Итак, зрительная память может оказывать услуги только в экстраординарных случаях. В этом, вероятно, причины того, что мы пользуемся ею только в этих случаях, а не всегда. Обычно мы пользуемся памятью-рассказом, которая, как увидим дальше, несравненно полезнее. Встает очень интересный вопрос: существа, находящиеся на более низкой ступени развития, чем взрослые культурные люди, имеют ли лучшую зрительную память, т. е. в состоянии ли она оказывать им большие услуги, чем нам? Правдоподобно предположить, что их образы более яркие, но в то же время более индивидуальные. И то и другое следует из меньшей впечатлительности, иными словами, меньшей развитости нервной системы.

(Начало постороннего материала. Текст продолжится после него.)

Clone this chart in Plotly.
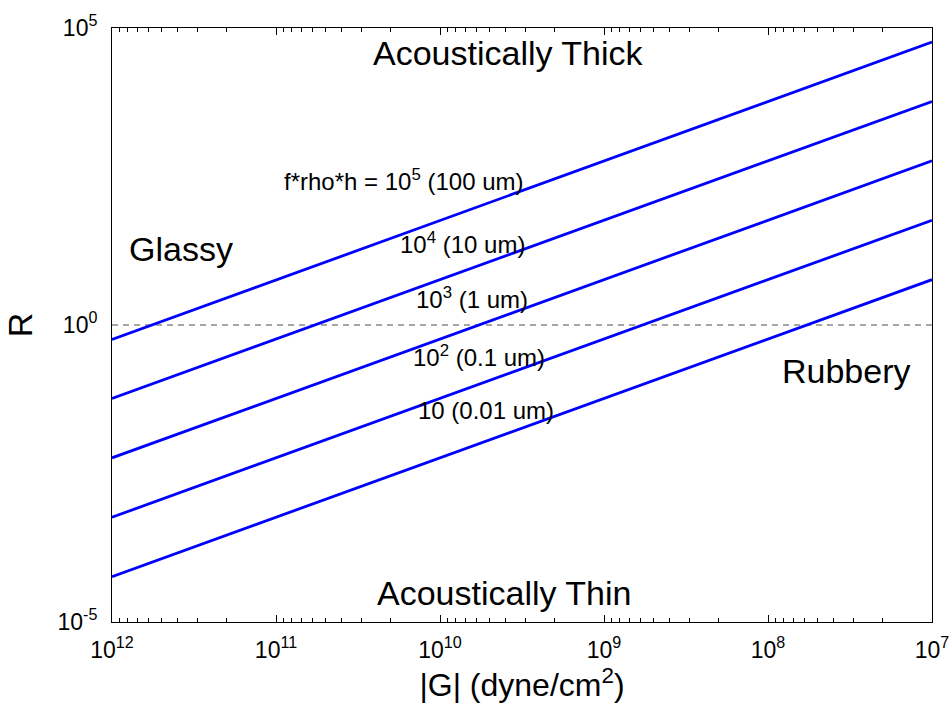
import plotly.graph_objects as go

# Shear modulus range (dyne/cm^2), plotted high to low
G_ends = [1e12, 1e7]

# Acoustic ratio R at both ends of each f*rho*h line
R_fph_1e5 = [0.57, 5.8e4]
R_fph_1e4 = [0.058, 5.8e3]
R_fph_1e3 = [0.0058, 580]
R_fph_1e2 = [5.8e-4, 58]
R_fph_1e1 = [5.8e-5, 5.8]
series = [R_fph_1e5, R_fph_1e4, R_fph_1e3, R_fph_1e2, R_fph_1e1]

line_labels = [
    "f*rho*h = 10<sup>5</sup> (100 um)",
    "10<sup>4</sup> (10 um)",
    "10<sup>3</sup> (1 um)",
    "10<sup>2</sup> (0.1 um)",
    "10 (0.01 um)",
]
# label anchor positions (log10 G, log10 R)
label_pos = [(10.22, 2.44), (9.86, 1.38), (9.805, 0.45), (9.762, -0.53), (9.72, -1.44)]

regions = ["Acoustically Thick", "Acoustically Thin", "Glassy", "Rubbery"]
region_pos = [(9.585, 4.58), (9.604, -4.51), (11.58, 1.28), (7.521, -0.78)]

x_ticks = [1e12, 1e11, 1e10, 1e9, 1e8, 1e7]
x_ticktext = ["10<sup>12</sup>", "10<sup>11</sup>", "10<sup>10</sup>",
              "10<sup>9</sup>", "10<sup>8</sup>", "10<sup>7</sup>"]
y_ticks = [1e-5, 1e0, 1e5]
y_ticktext = ["10<sup>-5</sup>", "10<sup>0</sup>", "10<sup>5</sup>"]

FONT = "Liberation Sans, Arial, sans-serif"

fig = go.Figure()

# R = 1 boundary
fig.add_trace(go.Scatter(
    x=G_ends, y=[1, 1], mode="lines",
    line=dict(color="#4d4d4d", width=1, dash="6px,5px"),
    showlegend=False, hoverinfo="skip",
))

for r in series:
    fig.add_trace(go.Scatter(
        x=G_ends, y=r, mode="lines",
        line=dict(color="#0000ff", width=2.8),
        showlegend=False,
    ))

for txt, (lx, ly) in zip(line_labels, label_pos):
    fig.add_annotation(x=lx, y=ly, xref="x", yref="y", text=txt,
                       showarrow=False, font=dict(size=24, color="black", family=FONT),
                       xanchor="center", yanchor="middle")

for txt, (lx, ly) in zip(regions, region_pos):
    fig.add_annotation(x=lx, y=ly, xref="x", yref="y", text=txt,
                       showarrow=False, font=dict(size=34, color="black", family=FONT),
                       xanchor="center", yanchor="middle")

fig.update_layout(
    width=951, height=711,
    margin=dict(l=112, r=19, t=28, b=89),
    paper_bgcolor="white", plot_bgcolor="white",
    font=dict(family=FONT, color="black"),
    showlegend=False,
)

fig.update_xaxes(
    type="log", range=[12, 7], automargin=False,
    tickvals=x_ticks, ticktext=x_ticktext,
    tickfont=dict(size=23, color="black"),
    ticklabelstandoff=7,
    ticks="inside", ticklen=7, tickwidth=1, tickcolor="black",
    minor=dict(ticks="inside", ticklen=4, tickwidth=1, tickcolor="black",
               dtick="D1", showgrid=False),
    showline=True, linecolor="black", linewidth=1, mirror="allticks",
    showgrid=False, zeroline=False,
    title=dict(text="|G| (dyne/cm<sup>2</sup>)", font=dict(size=32, color="black"), standoff=12),
)

fig.update_yaxes(
    type="log", range=[-5, 5], automargin=False,
    tickvals=y_ticks, ticktext=y_ticktext,
    tickfont=dict(size=23, color="black"),
    ticklabelstandoff=9,
    ticks="",
    showline=True, linecolor="black", linewidth=1, mirror=True,
    showgrid=False, zeroline=False,
    title=dict(text="R", font=dict(size=34, color="black"), standoff=14),
)

fig.write_html("out.html")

Это предположение находит себе подтверждение в том, что детский возраст в одно и то же время и возраст очень ярких образов (что это так, легко проверить, наблюдая маленьких детей играющими с воображаемыми персонажами и предметами) и очень конкретных, часто лишь индивидуальных представлений. Но количество образов и прочность их вызывают сомнение ввиду той же меньшей впечатлительности, меньшего развития нервной системы. Правдоподобней всего поэтому предполагать, что существа, находившиеся на более низкой ступени развития, чем современные взрослые культурные люди, имели, правда, более яркие образы, но зато их образы еще более индивидуальны и притом немногочисленны, хотя существование их у этих существ так же бросается в глаза, как и эмоциональность, несмотря на меньшее богатство и большую примитивность эмоций. Психологическая причина этого одна и та же: над этой бедной памятью и над этой бедной эмоциональностью еще не возвышается то, что затмит их на высшей стадии развития — память-рассказ и мышление.